Data extract:
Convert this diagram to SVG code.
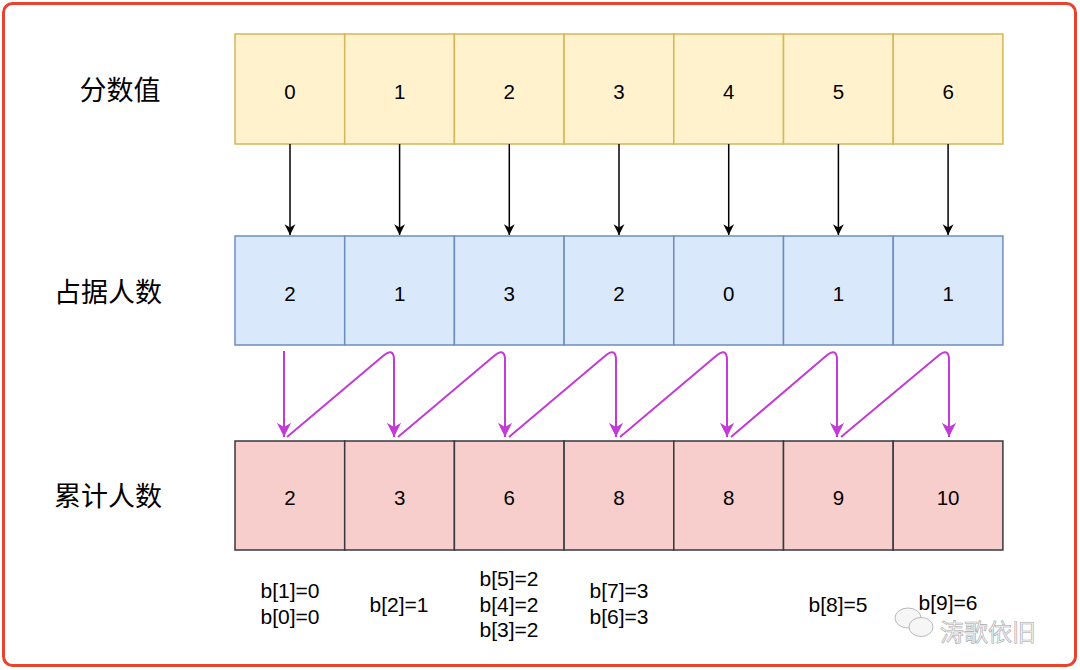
<svg xmlns="http://www.w3.org/2000/svg" width="1080" height="670" viewBox="0 0 1080 670">
<defs>
<style>
.num{font-family:"Liberation Sans",Arial,sans-serif;font-size:20.5px;fill:#000;text-anchor:middle;dominant-baseline:central}
.lbl{font-family:"Liberation Sans","Noto Sans CJK SC",sans-serif;font-size:27px;fill:#000;text-anchor:middle;dominant-baseline:central}
.bt{font-family:"Liberation Sans",Arial,sans-serif;font-size:21px;fill:#000;text-anchor:middle;dominant-baseline:central}
.y{fill:#fff2cc;stroke:#d6b656;stroke-width:1.5}
.b{fill:#dae8fc;stroke:#6c8ebf;stroke-width:1.5}
.r{fill:#f8cecc;stroke:#36393d;stroke-width:1.5}
.blk{fill:none;stroke:#000;stroke-width:1.5}
.pur{fill:none;stroke:#c23bd4;stroke-width:2}
</style>
<marker id="ah" markerWidth="13" markerHeight="13" refX="10" refY="5" orient="auto" markerUnits="userSpaceOnUse" viewBox="0 0 12 10">
<path d="M0,0 L10,5 L0,10 L3,5 Z" fill="#000"/>
</marker>
<marker id="ap" markerWidth="17" markerHeight="17" refX="10" refY="5" orient="auto" markerUnits="userSpaceOnUse" viewBox="0 0 12 10">
<path d="M0,0 L10,5 L0,10 L3,5 Z" fill="#c23bd4"/>
</marker>
</defs>
<rect x="3.5" y="3.5" width="1072" height="662" rx="9" fill="#fff" stroke="#e8432e" stroke-width="3"/>

<g id="labels">
<text class="lbl" x="120" y="91">分数值</text>
<text class="lbl" x="108" y="293">占据人数</text>
<text class="lbl" x="108" y="497">累计人数</text>
</g>

<g id="row-score">
<g id="s0"><rect class="y" x="235" y="34" width="109.7" height="110"/><text class="num" x="290" y="91">0</text></g>
<g id="s1"><rect class="y" x="344.7" y="34" width="109.7" height="110"/><text class="num" x="399.6" y="91">1</text></g>
<g id="s2"><rect class="y" x="454.4" y="34" width="109.7" height="110"/><text class="num" x="509.3" y="91">2</text></g>
<g id="s3"><rect class="y" x="564.1" y="34" width="109.7" height="110"/><text class="num" x="619" y="91">3</text></g>
<g id="s4"><rect class="y" x="673.8" y="34" width="109.7" height="110"/><text class="num" x="728.7" y="91">4</text></g>
<g id="s5"><rect class="y" x="783.5" y="34" width="109.7" height="110"/><text class="num" x="838.4" y="91">5</text></g>
<g id="s6"><rect class="y" x="893.2" y="34" width="109.7" height="110"/><text class="num" x="948.1" y="91">6</text></g>
</g>

<g id="row-count">
<g id="c0"><rect class="b" x="235" y="236" width="109.7" height="109"/><text class="num" x="290" y="293">2</text></g>
<g id="c1"><rect class="b" x="344.7" y="236" width="109.7" height="109"/><text class="num" x="399.6" y="293">1</text></g>
<g id="c2"><rect class="b" x="454.4" y="236" width="109.7" height="109"/><text class="num" x="509.3" y="293">3</text></g>
<g id="c3"><rect class="b" x="564.1" y="236" width="109.7" height="109"/><text class="num" x="619" y="293">2</text></g>
<g id="c4"><rect class="b" x="673.8" y="236" width="109.7" height="109"/><text class="num" x="728.7" y="293">0</text></g>
<g id="c5"><rect class="b" x="783.5" y="236" width="109.7" height="109"/><text class="num" x="838.4" y="293">1</text></g>
<g id="c6"><rect class="b" x="893.2" y="236" width="109.7" height="109"/><text class="num" x="948.1" y="293">1</text></g>
</g>

<g id="row-cum">
<g id="a0"><rect class="r" x="235" y="441" width="109.7" height="109"/><text class="num" x="290" y="497">2</text></g>
<g id="a1"><rect class="r" x="344.7" y="441" width="109.7" height="109"/><text class="num" x="399.6" y="497">3</text></g>
<g id="a2"><rect class="r" x="454.4" y="441" width="109.7" height="109"/><text class="num" x="509.3" y="497">6</text></g>
<g id="a3"><rect class="r" x="564.1" y="441" width="109.7" height="109"/><text class="num" x="619" y="497">8</text></g>
<g id="a4"><rect class="r" x="673.8" y="441" width="109.7" height="109"/><text class="num" x="728.7" y="497">8</text></g>
<g id="a5"><rect class="r" x="783.5" y="441" width="109.7" height="109"/><text class="num" x="838.4" y="497">9</text></g>
<g id="a6"><rect class="r" x="893.2" y="441" width="109.7" height="109"/><text class="num" x="948.1" y="497">10</text></g>
</g>

<g id="connectors">
<path class="blk" marker-end="url(#ah)" d="M290,144 V235"/>
<path class="blk" marker-end="url(#ah)" d="M399.6,144 V235"/>
<path class="blk" marker-end="url(#ah)" d="M509.3,144 V235"/>
<path class="blk" marker-end="url(#ah)" d="M619,144 V235"/>
<path class="blk" marker-end="url(#ah)" d="M728.7,144 V235"/>
<path class="blk" marker-end="url(#ah)" d="M838.4,144 V235"/>
<path class="blk" marker-end="url(#ah)" d="M948.1,144 V235"/>

<path class="pur" marker-end="url(#ap)" d="M284,351 V437"/>
<path class="pur" marker-end="url(#ap)" d="M287,437 L383,356 Q394,347 394,360 V437"/>
<path class="pur" marker-end="url(#ap)" d="M398,437 L494,356 Q505,347 505,360 V437"/>
<path class="pur" marker-end="url(#ap)" d="M509,437 L605,356 Q616,347 616,360 V437"/>
<path class="pur" marker-end="url(#ap)" d="M620,437 L716,356 Q727,347 727,360 V437"/>
<path class="pur" marker-end="url(#ap)" d="M731,437 L826,356 Q837,347 837,360 V437"/>
<path class="pur" marker-end="url(#ap)" d="M841,437 L938,356 Q949,347 949,360 V437"/>
</g>

<g id="notes">
<text class="bt" x="290" y="590">b[1]=0</text>
<text class="bt" x="290" y="616">b[0]=0</text>
<text class="bt" x="399" y="604">b[2]=1</text>
<text class="bt" x="509" y="578">b[5]=2</text>
<text class="bt" x="509" y="604">b[4]=2</text>
<text class="bt" x="509" y="629">b[3]=2</text>
<text class="bt" x="619" y="590">b[7]=3</text>
<text class="bt" x="619" y="616">b[6]=3</text>
<text class="bt" x="838" y="604">b[8]=5</text>
<text class="bt" x="948" y="602">b[9]=6</text>
</g>

<g id="watermark" fill="#f6f6f6" stroke="#a8a8a8" stroke-width="0.8">
<ellipse cx="908" cy="618" rx="13" ry="10"/>
<ellipse cx="921" cy="627" rx="12" ry="9.5"/>
<text x="940" y="630" font-family="'Noto Sans CJK SC',sans-serif" font-size="24" stroke-width="0.6" dominant-baseline="central">涛歌依旧</text>
</g>
</svg>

Stated goal: Quote the data exactly, leaving every image out of the copy.

Answer for this exercise:
Convert this diagram to SVG code.
<svg xmlns="http://www.w3.org/2000/svg" width="1080" height="670" viewBox="0 0 1080 670">
<defs>
<style>
.num{font-family:"Liberation Sans",Arial,sans-serif;font-size:20.5px;fill:#000;text-anchor:middle;dominant-baseline:central}
.lbl{font-family:"Liberation Sans","Noto Sans CJK SC",sans-serif;font-size:27px;fill:#000;text-anchor:middle;dominant-baseline:central}
.bt{font-family:"Liberation Sans",Arial,sans-serif;font-size:21px;fill:#000;text-anchor:middle;dominant-baseline:central}
.y{fill:#fff2cc;stroke:#d6b656;stroke-width:1.5}
.b{fill:#dae8fc;stroke:#6c8ebf;stroke-width:1.5}
.r{fill:#f8cecc;stroke:#36393d;stroke-width:1.5}
.blk{fill:none;stroke:#000;stroke-width:1.5}
.pur{fill:none;stroke:#c23bd4;stroke-width:2}
</style>
<marker id="ah" markerWidth="13" markerHeight="13" refX="10" refY="5" orient="auto" markerUnits="userSpaceOnUse" viewBox="0 0 12 10">
<path d="M0,0 L10,5 L0,10 L3,5 Z" fill="#000"/>
</marker>
<marker id="ap" markerWidth="17" markerHeight="17" refX="10" refY="5" orient="auto" markerUnits="userSpaceOnUse" viewBox="0 0 12 10">
<path d="M0,0 L10,5 L0,10 L3,5 Z" fill="#c23bd4"/>
</marker>
</defs>
<rect x="3.5" y="3.5" width="1072" height="662" rx="9" fill="#fff" stroke="#e8432e" stroke-width="3"/>

<g id="labels">
<text class="lbl" x="120" y="91">分数值</text>
<text class="lbl" x="108" y="293">占据人数</text>
<text class="lbl" x="108" y="497">累计人数</text>
</g>

<g id="row-score">
<g id="s0"><rect class="y" x="235" y="34" width="109.7" height="110"/><text class="num" x="290" y="91">0</text></g>
<g id="s1"><rect class="y" x="344.7" y="34" width="109.7" height="110"/><text class="num" x="399.6" y="91">1</text></g>
<g id="s2"><rect class="y" x="454.4" y="34" width="109.7" height="110"/><text class="num" x="509.3" y="91">2</text></g>
<g id="s3"><rect class="y" x="564.1" y="34" width="109.7" height="110"/><text class="num" x="619" y="91">3</text></g>
<g id="s4"><rect class="y" x="673.8" y="34" width="109.7" height="110"/><text class="num" x="728.7" y="91">4</text></g>
<g id="s5"><rect class="y" x="783.5" y="34" width="109.7" height="110"/><text class="num" x="838.4" y="91">5</text></g>
<g id="s6"><rect class="y" x="893.2" y="34" width="109.7" height="110"/><text class="num" x="948.1" y="91">6</text></g>
</g>

<g id="row-count">
<g id="c0"><rect class="b" x="235" y="236" width="109.7" height="109"/><text class="num" x="290" y="293">2</text></g>
<g id="c1"><rect class="b" x="344.7" y="236" width="109.7" height="109"/><text class="num" x="399.6" y="293">1</text></g>
<g id="c2"><rect class="b" x="454.4" y="236" width="109.7" height="109"/><text class="num" x="509.3" y="293">3</text></g>
<g id="c3"><rect class="b" x="564.1" y="236" width="109.7" height="109"/><text class="num" x="619" y="293">2</text></g>
<g id="c4"><rect class="b" x="673.8" y="236" width="109.7" height="109"/><text class="num" x="728.7" y="293">0</text></g>
<g id="c5"><rect class="b" x="783.5" y="236" width="109.7" height="109"/><text class="num" x="838.4" y="293">1</text></g>
<g id="c6"><rect class="b" x="893.2" y="236" width="109.7" height="109"/><text class="num" x="948.1" y="293">1</text></g>
</g>

<g id="row-cum">
<g id="a0"><rect class="r" x="235" y="441" width="109.7" height="109"/><text class="num" x="290" y="497">2</text></g>
<g id="a1"><rect class="r" x="344.7" y="441" width="109.7" height="109"/><text class="num" x="399.6" y="497">3</text></g>
<g id="a2"><rect class="r" x="454.4" y="441" width="109.7" height="109"/><text class="num" x="509.3" y="497">6</text></g>
<g id="a3"><rect class="r" x="564.1" y="441" width="109.7" height="109"/><text class="num" x="619" y="497">8</text></g>
<g id="a4"><rect class="r" x="673.8" y="441" width="109.7" height="109"/><text class="num" x="728.7" y="497">8</text></g>
<g id="a5"><rect class="r" x="783.5" y="441" width="109.7" height="109"/><text class="num" x="838.4" y="497">9</text></g>
<g id="a6"><rect class="r" x="893.2" y="441" width="109.7" height="109"/><text class="num" x="948.1" y="497">10</text></g>
</g>

<g id="connectors">
<path class="blk" marker-end="url(#ah)" d="M290,144 V235"/>
<path class="blk" marker-end="url(#ah)" d="M399.6,144 V235"/>
<path class="blk" marker-end="url(#ah)" d="M509.3,144 V235"/>
<path class="blk" marker-end="url(#ah)" d="M619,144 V235"/>
<path class="blk" marker-end="url(#ah)" d="M728.7,144 V235"/>
<path class="blk" marker-end="url(#ah)" d="M838.4,144 V235"/>
<path class="blk" marker-end="url(#ah)" d="M948.1,144 V235"/>

<path class="pur" marker-end="url(#ap)" d="M284,351 V437"/>
<path class="pur" marker-end="url(#ap)" d="M287,437 L383,356 Q394,347 394,360 V437"/>
<path class="pur" marker-end="url(#ap)" d="M398,437 L494,356 Q505,347 505,360 V437"/>
<path class="pur" marker-end="url(#ap)" d="M509,437 L605,356 Q616,347 616,360 V437"/>
<path class="pur" marker-end="url(#ap)" d="M620,437 L716,356 Q727,347 727,360 V437"/>
<path class="pur" marker-end="url(#ap)" d="M731,437 L826,356 Q837,347 837,360 V437"/>
<path class="pur" marker-end="url(#ap)" d="M841,437 L938,356 Q949,347 949,360 V437"/>
</g>

<g id="notes">
<text class="bt" x="290" y="590">b[1]=0</text>
<text class="bt" x="290" y="616">b[0]=0</text>
<text class="bt" x="399" y="604">b[2]=1</text>
<text class="bt" x="509" y="578">b[5]=2</text>
<text class="bt" x="509" y="604">b[4]=2</text>
<text class="bt" x="509" y="629">b[3]=2</text>
<text class="bt" x="619" y="590">b[7]=3</text>
<text class="bt" x="619" y="616">b[6]=3</text>
<text class="bt" x="838" y="604">b[8]=5</text>
<text class="bt" x="948" y="602">b[9]=6</text>
</g>

<g id="watermark" fill="#f6f6f6" stroke="#a8a8a8" stroke-width="0.8">
<ellipse cx="908" cy="618" rx="13" ry="10"/>
<ellipse cx="921" cy="627" rx="12" ry="9.5"/>
<text x="940" y="630" font-family="'Noto Sans CJK SC',sans-serif" font-size="24" stroke-width="0.6" dominant-baseline="central">涛歌依旧</text>
</g>
</svg>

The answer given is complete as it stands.